Blackbird From , joined Dec 1969, posts, RR: Posted (6 years 1 week 6 days 6 hours ago) and read 5998 times:
I remember reading something about the F100 having these variable inlet-guide vanes (in addition to the regular variable-guide vanes in between the compressor stages) which are designed to lower the pressure-ratio at high-speed.
Is this true?
BTW: If so, and assuming it's not classified, does it work incrementally adjusting as the speed goes up, or all at once, when a certain mach-number or engine/compressor temp is reached?
DeltaGuy From , joined Dec 1969, posts, RR:
Reply 3, posted (6 years 1 week 5 hours ago) and read 5727 times:
No EEDF, it's not classified, not at all. It's a damn near 40 yr old engine.

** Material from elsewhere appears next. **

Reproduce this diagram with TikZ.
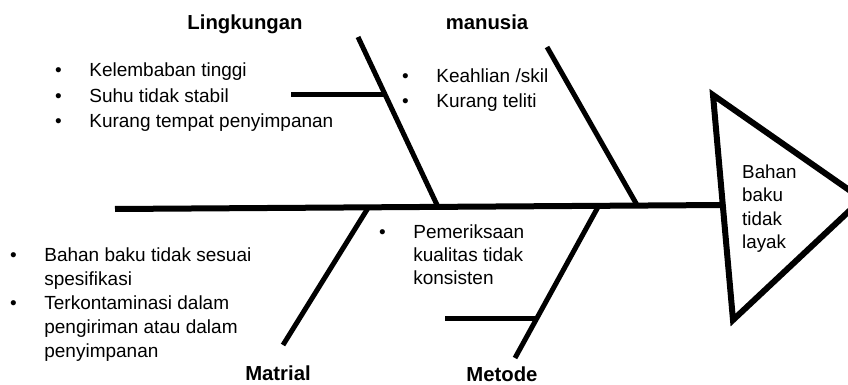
\documentclass[tikz,border=0pt]{standalone}
\usepackage{fontspec}
\setmainfont{Liberation Sans}
\usepackage{tikz}

\newcommand{\blt}{\textbullet}

\begin{document}
\begin{tikzpicture}[x=1pt, y=-1pt,
	bone/.style={line width=5pt},
	cause/.style={font=\bfseries\fontsize{20.3}{24}\selectfont, anchor=base, inner sep=0pt},
	items/.style={anchor=base west, inner sep=0pt}]
\useasboundingbox (0,0) rectangle (848,385);
% head of the fish
\coordinate (h1) at (713,95);
\coordinate (h2) at (733,320);
\coordinate (h3) at (862,199);
\draw[line width=6pt, line join=miter] (h1) -- (h3) -- (h2) -- cycle;
\node[items, font=\fontsize{18.8}{23.5}\selectfont] (head) at (742,178)
	{\begin{tabular}[t]{@{}l@{}}Bahan\\ baku\\ tidak\\ layak\end{tabular}};
% spine
\coordinate (spineL) at (115,209);
\coordinate (spineR) at (724,205);
\draw[line width=6pt] (spineL) -- (spineR);
% bones
\coordinate (ling1) at (358,37);  \coordinate (ling2) at (438,207);
\coordinate (man1) at (547,47);   \coordinate (man2) at (637,205);
\coordinate (mat1) at (368,208);  \coordinate (mat2) at (283,345);
\coordinate (met1) at (598,207);  \coordinate (met2) at (515,358);
\coordinate (lingS1) at (291,95); \coordinate (lingS2) at (386,95);
\coordinate (metS1) at (445,318); \coordinate (metS2) at (537,318);
\draw[bone] (ling1) -- (ling2);
\draw[bone] (man1) -- (man2);
\draw[bone] (mat1) -- (mat2);
\draw[bone] (met1) -- (met2);
\draw[bone] (lingS1) -- (lingS2);
\draw[bone] (metS1) -- (metS2);
% causes
\node[cause] (ling) at (245,30) {Lingkungan};
\node[cause] (man) at (487,30) {manusia};
\node[cause] (mat) at (278,380) {Matrial};
\node[cause] (met) at (502,381) {Metode};
% lists
\node[items, font=\fontsize{19}{25.5}\selectfont] (lingList) at (55,77)
	{\begin{tabular}[t]{@{}l@{\hspace{27.5pt}}l@{}}
	\blt & Kelembaban tinggi\\
	\blt & Suhu tidak stabil\\
	\blt & Kurang tempat penyimpanan
	\end{tabular}};
\node[items, font=\fontsize{19}{25}\selectfont] (manList) at (402,83)
	{\begin{tabular}[t]{@{}l@{\hspace{27.5pt}}l@{}}
	\blt & Keahlian /skil\\
	\blt & Kurang teliti
	\end{tabular}};
\node[items, font=\fontsize{19}{24}\selectfont] (matList) at (10,261)
	{\begin{tabular}[t]{@{}l@{\hspace{27.5pt}}l@{}}
	\blt & Bahan baku tidak sesuai\\
	     & spesifikasi\\
	\blt & Terkontaminasi dalam\\
	     & pengiriman atau dalam\\
	     & penyimpanan
	\end{tabular}};
\node[items, font=\fontsize{19}{23}\selectfont] (metList) at (379,238)
	{\begin{tabular}[t]{@{}l@{\hspace{27.5pt}}l@{}}
	\blt & Pemeriksaan\\
	     & kualitas tidak\\
	     & konsisten
	\end{tabular}};
\end{tikzpicture}
\end{document}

They're first stage vanes, the very first stage of the engine is stators, and that's where they exist. They incrementally move more open as N1 and N2 come up, and are full open at mil power, I can't remember the exact full open point. They're scheduled by the DEEC (F-100-220/229)(On the F-100-100 that would be the EEC), and in case of DEEC failure and reversion to secondary mode, then they'll slam full closed..."better slow than blow" was what they said.
Blackbird From , joined Dec 1969, posts, RR:
Reply 7, posted (6 years 5 days 19 hours ago) and read 5640 times:
I thought it used a variable inlet-guide vane system kind of like the J-58 (I'm not just talking about the J-58's that powered the Blackbird, but all J-58's to my knowledge, even the early designs pre-Blackbird era). Past a certain compressor inlet temp, the guide-vane would adjust position lowering the alpha of the airflow to the compressor effectively lowering the pressure ratio of the engine. The idea was that it would also lower the turbine-inlet temperature and at a high-enough speed you'd derive enough off ram-compression anyway.